- Work to complete: Omit the pictures, then reproduce every remaining record exactly.

- Material for this exercise:
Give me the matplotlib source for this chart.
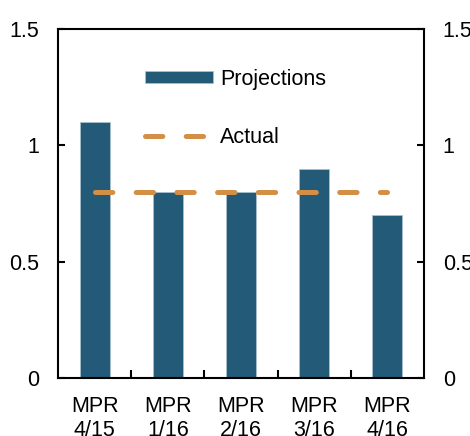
import matplotlib
matplotlib.use("Agg")
import matplotlib.pyplot as plt
from matplotlib.ticker import FixedLocator

categories = ["MPR\n4/15", "MPR\n1/16", "MPR\n2/16", "MPR\n3/16", "MPR\n4/16"]
projections = [1.1, 0.8, 0.8, 0.9, 0.7]
actual = [0.8, 0.8, 0.8, 0.8, 0.8]
yticks = [0, 0.5, 1, 1.5]
ytick_labels = ["0", "0.5", "1", "1.5"]

plt.rcParams['font.family'] = ['Liberation Sans', 'DejaVu Sans']
plt.rcParams['lines.scale_dashes'] = False

bar_color = "#235a78"
line_color = "#d38f45"
fs = 15.5

fig = plt.figure(figsize=(4.7, 4.36), dpi=100)
ax = fig.add_axes([58/470, 1-378/436, (424-58)/470, (378-29)/436])

x = list(range(len(categories)))
bars = ax.bar(x, projections, width=0.41, color=bar_color, edgecolor="#a9c0cd",
              linewidth=0.6, label="Projections", zorder=2)
line, = ax.plot(x, actual, color=line_color, linewidth=3.6, dashes=(12.5, 16.8),
                dash_capstyle='round', label="Actual", zorder=3)

ax.set_xlim(-0.5, len(categories) - 0.5)
ax.set_ylim(0, 1.5)

for s in ax.spines.values():
    s.set_linewidth(1.5)

ax.set_yticks(yticks)
ax.set_yticklabels(ytick_labels)
ax.tick_params(axis='y', direction='in', length=5, width=1.5, labelsize=fs,
               pad=13.5, left=True, right=True, labelleft=True, labelright=True)

ax.xaxis.set_major_locator(FixedLocator([i + 0.5 for i in range(len(categories) - 1)]))
ax.xaxis.set_major_formatter(plt.NullFormatter())
ax.xaxis.set_minor_locator(FixedLocator(x))
ax.set_xticklabels(categories, minor=True)
ax.tick_params(axis='x', which='major', direction='in', length=6, width=1.5)
ax.tick_params(axis='x', which='minor', length=0, labelsize=fs, pad=13)
for lbl in ax.get_xticklabels(minor=True):
    lbl.set_linespacing(1.18)

leg = ax.legend([bars, line], ["Projections", "Actual"],
                loc='upper left', bbox_to_anchor=(0.238, 0.886), frameon=False,
                fontsize=fs, handlelength=3.15, handleheight=0.5,
                handletextpad=0.33, labelspacing=1.71, borderaxespad=0,
                borderpad=0)

fig.savefig("out.png", dpi=100)
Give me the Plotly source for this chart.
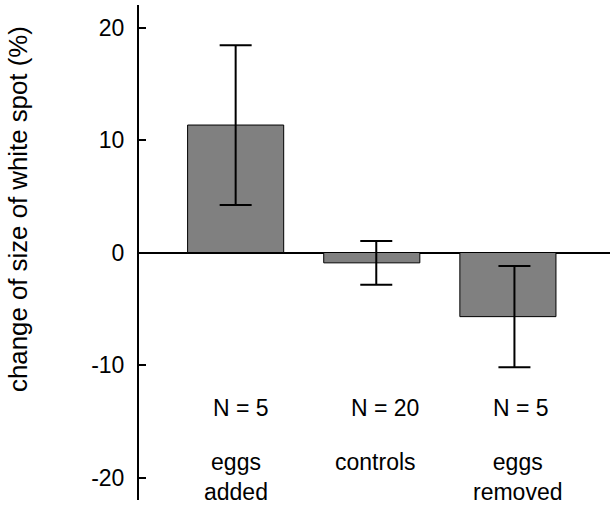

- The solution:
Give me the matplotlib source for this chart.
import matplotlib
matplotlib.use("Agg")
import matplotlib.pyplot as plt
from matplotlib.ticker import FixedLocator

categories = ["MPR\n4/15", "MPR\n1/16", "MPR\n2/16", "MPR\n3/16", "MPR\n4/16"]
projections = [1.1, 0.8, 0.8, 0.9, 0.7]
actual = [0.8, 0.8, 0.8, 0.8, 0.8]
yticks = [0, 0.5, 1, 1.5]
ytick_labels = ["0", "0.5", "1", "1.5"]

plt.rcParams['font.family'] = ['Liberation Sans', 'DejaVu Sans']
plt.rcParams['lines.scale_dashes'] = False

bar_color = "#235a78"
line_color = "#d38f45"
fs = 15.5

fig = plt.figure(figsize=(4.7, 4.36), dpi=100)
ax = fig.add_axes([58/470, 1-378/436, (424-58)/470, (378-29)/436])

x = list(range(len(categories)))
bars = ax.bar(x, projections, width=0.41, color=bar_color, edgecolor="#a9c0cd",
              linewidth=0.6, label="Projections", zorder=2)
line, = ax.plot(x, actual, color=line_color, linewidth=3.6, dashes=(12.5, 16.8),
                dash_capstyle='round', label="Actual", zorder=3)

ax.set_xlim(-0.5, len(categories) - 0.5)
ax.set_ylim(0, 1.5)

for s in ax.spines.values():
    s.set_linewidth(1.5)

ax.set_yticks(yticks)
ax.set_yticklabels(ytick_labels)
ax.tick_params(axis='y', direction='in', length=5, width=1.5, labelsize=fs,
               pad=13.5, left=True, right=True, labelleft=True, labelright=True)

ax.xaxis.set_major_locator(FixedLocator([i + 0.5 for i in range(len(categories) - 1)]))
ax.xaxis.set_major_formatter(plt.NullFormatter())
ax.xaxis.set_minor_locator(FixedLocator(x))
ax.set_xticklabels(categories, minor=True)
ax.tick_params(axis='x', which='major', direction='in', length=6, width=1.5)
ax.tick_params(axis='x', which='minor', length=0, labelsize=fs, pad=13)
for lbl in ax.get_xticklabels(minor=True):
    lbl.set_linespacing(1.18)

leg = ax.legend([bars, line], ["Projections", "Actual"],
                loc='upper left', bbox_to_anchor=(0.238, 0.886), frameon=False,
                fontsize=fs, handlelength=3.15, handleheight=0.5,
                handletextpad=0.33, labelspacing=1.71, borderaxespad=0,
                borderpad=0)

fig.savefig("out.png", dpi=100)
Give me the Plotly source for this chart.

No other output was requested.